■ Directions:
Output each line exactly as it appears, skipping any embedded picture.

— BEGIN Data extract —

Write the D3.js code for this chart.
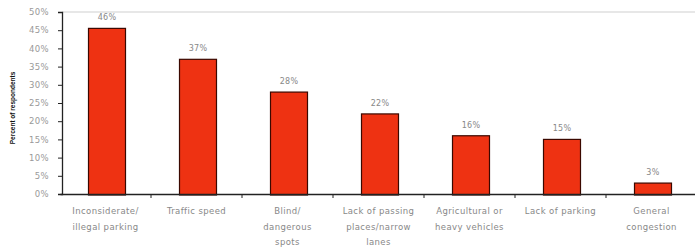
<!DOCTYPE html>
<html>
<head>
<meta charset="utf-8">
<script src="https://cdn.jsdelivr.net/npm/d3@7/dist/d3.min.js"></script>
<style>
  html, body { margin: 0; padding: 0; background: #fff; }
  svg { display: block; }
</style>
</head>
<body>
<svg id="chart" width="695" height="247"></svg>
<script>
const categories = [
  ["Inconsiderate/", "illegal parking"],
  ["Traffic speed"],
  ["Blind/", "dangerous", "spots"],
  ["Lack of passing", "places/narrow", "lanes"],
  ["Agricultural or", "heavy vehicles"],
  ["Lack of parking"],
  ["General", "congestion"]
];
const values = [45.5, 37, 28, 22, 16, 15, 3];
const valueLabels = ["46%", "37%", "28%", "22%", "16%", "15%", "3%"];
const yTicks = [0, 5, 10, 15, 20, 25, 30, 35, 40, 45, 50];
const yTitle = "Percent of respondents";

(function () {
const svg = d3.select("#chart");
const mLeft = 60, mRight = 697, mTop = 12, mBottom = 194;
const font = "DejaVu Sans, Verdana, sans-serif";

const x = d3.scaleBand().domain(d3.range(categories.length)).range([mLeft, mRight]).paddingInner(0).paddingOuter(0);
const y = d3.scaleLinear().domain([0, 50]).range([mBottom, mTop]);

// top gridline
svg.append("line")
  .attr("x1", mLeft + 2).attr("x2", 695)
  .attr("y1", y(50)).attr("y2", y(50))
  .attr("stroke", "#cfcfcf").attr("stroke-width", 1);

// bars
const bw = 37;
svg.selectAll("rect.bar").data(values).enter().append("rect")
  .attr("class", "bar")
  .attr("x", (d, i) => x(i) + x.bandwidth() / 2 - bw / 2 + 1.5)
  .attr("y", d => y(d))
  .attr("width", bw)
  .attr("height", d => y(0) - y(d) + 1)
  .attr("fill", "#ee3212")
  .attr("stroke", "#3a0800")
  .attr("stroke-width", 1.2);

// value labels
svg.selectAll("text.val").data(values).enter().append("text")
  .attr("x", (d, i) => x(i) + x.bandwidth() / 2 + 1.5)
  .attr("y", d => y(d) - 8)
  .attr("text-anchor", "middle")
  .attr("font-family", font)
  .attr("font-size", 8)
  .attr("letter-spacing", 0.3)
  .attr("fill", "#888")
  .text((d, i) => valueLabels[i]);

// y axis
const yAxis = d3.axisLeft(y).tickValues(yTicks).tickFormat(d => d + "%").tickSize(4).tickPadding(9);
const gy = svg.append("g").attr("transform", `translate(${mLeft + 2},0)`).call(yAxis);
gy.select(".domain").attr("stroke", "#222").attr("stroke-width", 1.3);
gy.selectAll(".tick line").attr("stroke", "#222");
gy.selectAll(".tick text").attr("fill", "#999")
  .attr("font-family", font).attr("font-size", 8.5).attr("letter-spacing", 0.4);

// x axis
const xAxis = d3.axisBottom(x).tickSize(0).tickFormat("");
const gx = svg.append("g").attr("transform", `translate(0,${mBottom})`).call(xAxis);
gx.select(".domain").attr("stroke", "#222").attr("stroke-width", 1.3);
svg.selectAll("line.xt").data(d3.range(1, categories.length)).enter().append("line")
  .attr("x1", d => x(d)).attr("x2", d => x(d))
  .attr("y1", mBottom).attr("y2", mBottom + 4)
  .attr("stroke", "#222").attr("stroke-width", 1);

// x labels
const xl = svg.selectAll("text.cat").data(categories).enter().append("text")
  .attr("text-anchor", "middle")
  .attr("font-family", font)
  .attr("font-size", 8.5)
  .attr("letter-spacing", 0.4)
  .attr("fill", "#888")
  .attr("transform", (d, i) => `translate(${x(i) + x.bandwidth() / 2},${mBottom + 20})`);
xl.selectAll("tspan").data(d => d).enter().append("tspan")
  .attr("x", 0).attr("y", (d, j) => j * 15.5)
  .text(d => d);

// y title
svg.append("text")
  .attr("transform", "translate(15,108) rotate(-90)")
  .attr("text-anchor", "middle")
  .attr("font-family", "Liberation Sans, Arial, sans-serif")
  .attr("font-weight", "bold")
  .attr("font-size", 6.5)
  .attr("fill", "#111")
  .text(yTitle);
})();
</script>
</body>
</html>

— END Data extract —

■ The solution:
Write the D3.js code for this chart.
<!DOCTYPE html>
<html>
<head>
<meta charset="utf-8">
<script src="https://cdn.jsdelivr.net/npm/d3@7/dist/d3.min.js"></script>
<style>
  html, body { margin: 0; padding: 0; background: #fff; }
  svg { display: block; }
</style>
</head>
<body>
<svg id="chart" width="695" height="247"></svg>
<script>
const categories = [
  ["Inconsiderate/", "illegal parking"],
  ["Traffic speed"],
  ["Blind/", "dangerous", "spots"],
  ["Lack of passing", "places/narrow", "lanes"],
  ["Agricultural or", "heavy vehicles"],
  ["Lack of parking"],
  ["General", "congestion"]
];
const values = [45.5, 37, 28, 22, 16, 15, 3];
const valueLabels = ["46%", "37%", "28%", "22%", "16%", "15%", "3%"];
const yTicks = [0, 5, 10, 15, 20, 25, 30, 35, 40, 45, 50];
const yTitle = "Percent of respondents";

(function () {
const svg = d3.select("#chart");
const mLeft = 60, mRight = 697, mTop = 12, mBottom = 194;
const font = "DejaVu Sans, Verdana, sans-serif";

const x = d3.scaleBand().domain(d3.range(categories.length)).range([mLeft, mRight]).paddingInner(0).paddingOuter(0);
const y = d3.scaleLinear().domain([0, 50]).range([mBottom, mTop]);

// top gridline
svg.append("line")
  .attr("x1", mLeft + 2).attr("x2", 695)
  .attr("y1", y(50)).attr("y2", y(50))
  .attr("stroke", "#cfcfcf").attr("stroke-width", 1);

// bars
const bw = 37;
svg.selectAll("rect.bar").data(values).enter().append("rect")
  .attr("class", "bar")
  .attr("x", (d, i) => x(i) + x.bandwidth() / 2 - bw / 2 + 1.5)
  .attr("y", d => y(d))
  .attr("width", bw)
  .attr("height", d => y(0) - y(d) + 1)
  .attr("fill", "#ee3212")
  .attr("stroke", "#3a0800")
  .attr("stroke-width", 1.2);

// value labels
svg.selectAll("text.val").data(values).enter().append("text")
  .attr("x", (d, i) => x(i) + x.bandwidth() / 2 + 1.5)
  .attr("y", d => y(d) - 8)
  .attr("text-anchor", "middle")
  .attr("font-family", font)
  .attr("font-size", 8)
  .attr("letter-spacing", 0.3)
  .attr("fill", "#888")
  .text((d, i) => valueLabels[i]);

// y axis
const yAxis = d3.axisLeft(y).tickValues(yTicks).tickFormat(d => d + "%").tickSize(4).tickPadding(9);
const gy = svg.append("g").attr("transform", `translate(${mLeft + 2},0)`).call(yAxis);
gy.select(".domain").attr("stroke", "#222").attr("stroke-width", 1.3);
gy.selectAll(".tick line").attr("stroke", "#222");
gy.selectAll(".tick text").attr("fill", "#999")
  .attr("font-family", font).attr("font-size", 8.5).attr("letter-spacing", 0.4);

// x axis
const xAxis = d3.axisBottom(x).tickSize(0).tickFormat("");
const gx = svg.append("g").attr("transform", `translate(0,${mBottom})`).call(xAxis);
gx.select(".domain").attr("stroke", "#222").attr("stroke-width", 1.3);
svg.selectAll("line.xt").data(d3.range(1, categories.length)).enter().append("line")
  .attr("x1", d => x(d)).attr("x2", d => x(d))
  .attr("y1", mBottom).attr("y2", mBottom + 4)
  .attr("stroke", "#222").attr("stroke-width", 1);

// x labels
const xl = svg.selectAll("text.cat").data(categories).enter().append("text")
  .attr("text-anchor", "middle")
  .attr("font-family", font)
  .attr("font-size", 8.5)
  .attr("letter-spacing", 0.4)
  .attr("fill", "#888")
  .attr("transform", (d, i) => `translate(${x(i) + x.bandwidth() / 2},${mBottom + 20})`);
xl.selectAll("tspan").data(d => d).enter().append("tspan")
  .attr("x", 0).attr("y", (d, j) => j * 15.5)
  .text(d => d);

// y title
svg.append("text")
  .attr("transform", "translate(15,108) rotate(-90)")
  .attr("text-anchor", "middle")
  .attr("font-family", "Liberation Sans, Arial, sans-serif")
  .attr("font-weight", "bold")
  .attr("font-size", 6.5)
  .attr("fill", "#111")
  .text(yTitle);
})();
</script>
</body>
</html>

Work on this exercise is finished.